| Scenario | System cost | Incentives | APR | Term | Monthly savings | Estimated payback |
|---|---|---|---|---|---|---|
| Sample A | $12,000 | $2,500 | 7.5% | 84 mo | $140 | Depends on cash-flow assumptions |
| Sample B | $15,500 | $3,000 | 6.0% | 120 mo | $170 | Often after loan payoff |
| Sample C | $10,500 | $1,500 | 0.0% | 60 mo | $125 | Usually sooner than financed options |
- Amount financed = (Net cost after incentives - Down payment) + Origination fee.
- Monthly payment uses: PMT = P*r*(1+r)^n / ((1+r)^n - 1), where r = APR/12 and n = months.
- Monthly savings is either entered directly, or estimated as: daily_kWh * days * rate_spread * efficiency + demand_savings.
- Net cash flow per month = Savings - Loan payment - Upkeep/12 (plus any rebate in its receipt month).
- Payback month is the first month when cumulative net cash flow >= 0.
- NPV discounts each monthly net cash flow by a monthly rate derived from your annual discount rate.
- Enter the installed battery price and any tax.
- Add rebates and select when you receive them (upfront or delayed).
- Set your loan APR, term, and any extra monthly payment.
- Choose a savings method and provide realistic savings inputs.
- Adjust escalation, degradation, and discount rate for your scenario.

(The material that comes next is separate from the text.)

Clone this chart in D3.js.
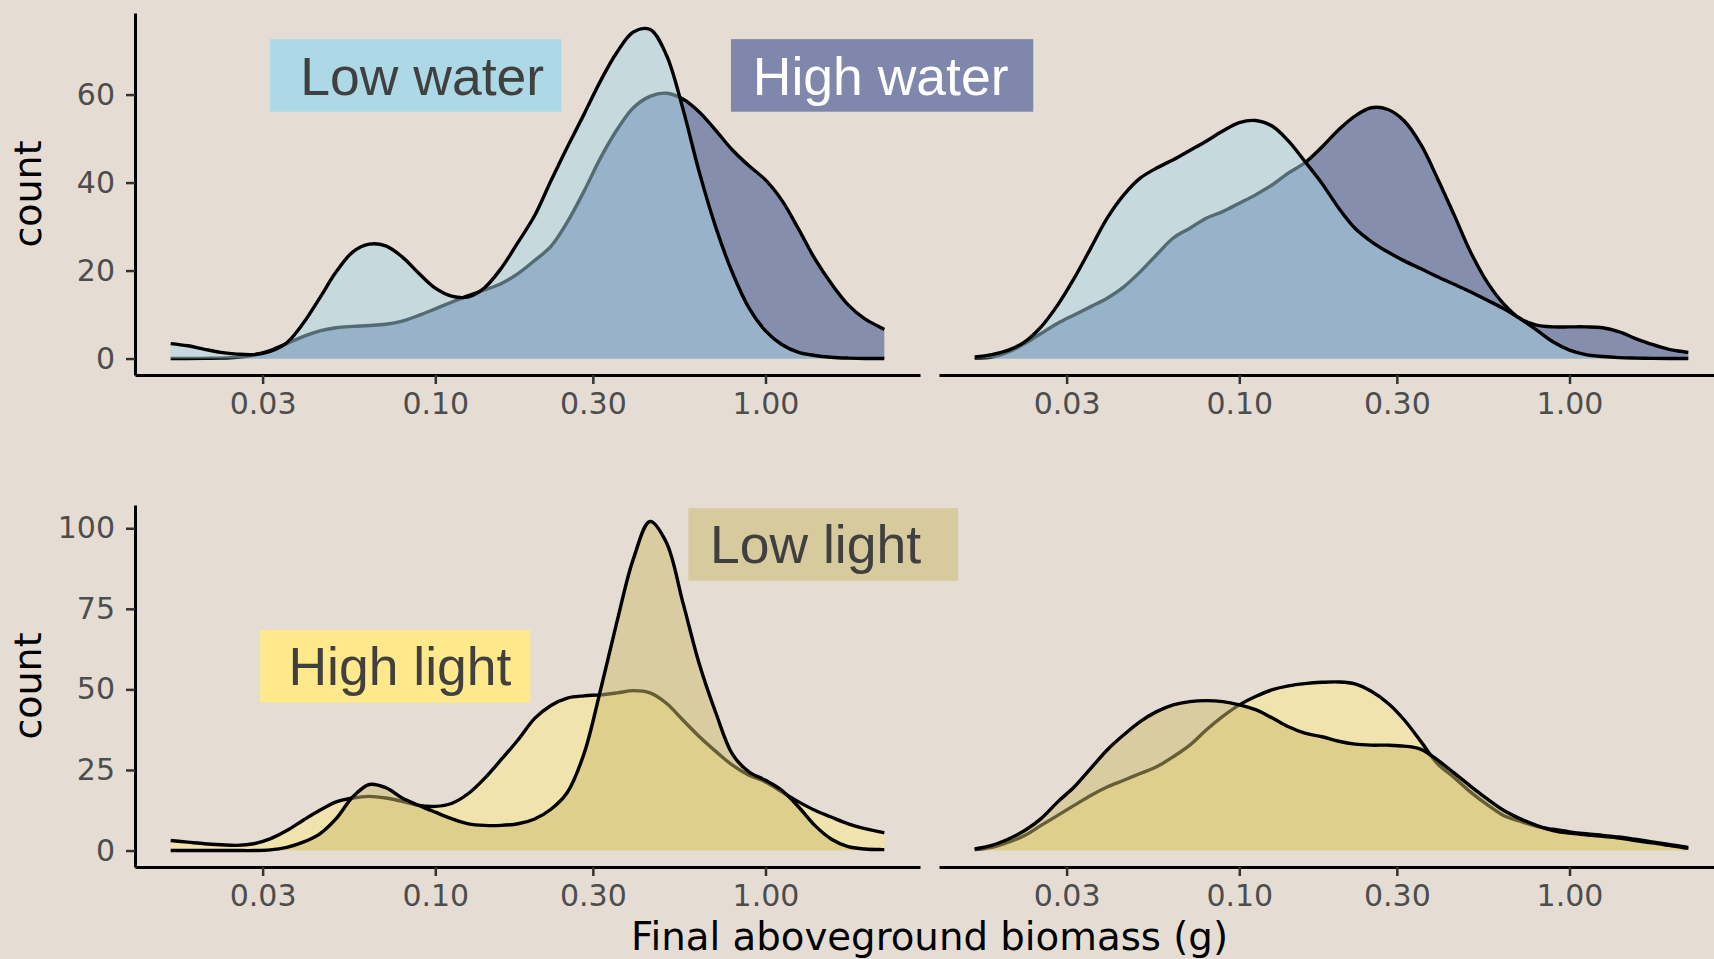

- Press Calculate to review payment, payback, NPV, and yearly cash flow.
Financing Inputs
The calculator starts with installed cost plus any sales tax, then subtracts incentives to estimate the net project cost. Amount financed is net cost minus down payment, plus an origination fee if your lender charges one. APR and term drive the monthly payment through amortization, while an extra payment shortens payoff and reduces total interest. These inputs matter most when savings are steady but rates vary.
Savings Drivers
You can enter monthly bill savings directly, or estimate them from energy shifting. In the kWh model, monthly savings equal daily discharge times days per month, multiplied by the peak-off-peak spread and round-trip efficiency, then add any demand-charge reduction. Example: 10 kWh/day, 30 days, a 0.18 spread, and 90% efficiency yields about 48.60 per month before demand savings.
Payback Interpretation
Two payback views are shown. Simple payback divides net cost after incentives by Year-1 savings, ignoring financing. Cash-flow payback is stricter: it tracks cumulative net cash flow after loan payments and upkeep, and marks the first month cumulative turns positive. If your loan payment exceeds savings, the payback point may occur only after payoff, even if simple payback looks short.
Scenario Stress
Long projects benefit from realistic assumptions. Savings escalation can reflect expected electricity price increases, while degradation reduces usable performance over time; together they shape the curve, not just the first year. The discount rate converts future cash flows into today's value and produces NPV, helping compare alternatives fairly. A positive NPV suggests the financed upgrade beats your chosen hurdle rate under the modeled conditions.
Using Outputs
Use the results to compare quotes and loan offers on the same footing. Start by matching the system cost, incentives timing, and expected savings, then test multiple APR and term combinations to see payment and payback tradeoffs. Review total interest, payoff months, and the year-by-year table to confirm the path to break-even. Finally, adjust extra payments to see how faster payoff changes cash flow. This helps align financing with your risk tolerance.
1) What is cash-flow payback in this calculator?
It is the first month when cumulative net cash flow becomes positive after including down payment, rebate timing, loan payments, and upkeep. It reflects real household cash movement, not just cost divided by savings.
2) How do delayed incentives affect results?
If you set a rebate delay, the model adds the rebate as an inflow in that month. Payback may improve later, but early cash flow can stay negative until the incentive arrives.
3) What monthly savings value should I enter?
Use an average based on bills or an installer estimate. If savings are seasonal, choose a conservative annual average. You can rerun scenarios with higher and lower savings to see sensitivity.
4) How does an extra payment change payback?
Extra payments reduce principal faster, lowering interest and shortening payoff months. That usually improves long-run profit and can bring the break-even month forward, especially when payment is close to savings.
5) What discount rate should I choose for NPV?
Pick a rate that matches your alternative use of money, such as your after-tax borrowing cost or a conservative investment return. Higher discount rates reduce NPV and emphasize near-term cash flow.
6) Is the kWh rate-spread method accurate?
It is a simplified estimate based on energy shifted and your price spread. Accuracy depends on how often the battery cycles, real efficiency, and tariff rules. Use it for planning, then refine with measured data.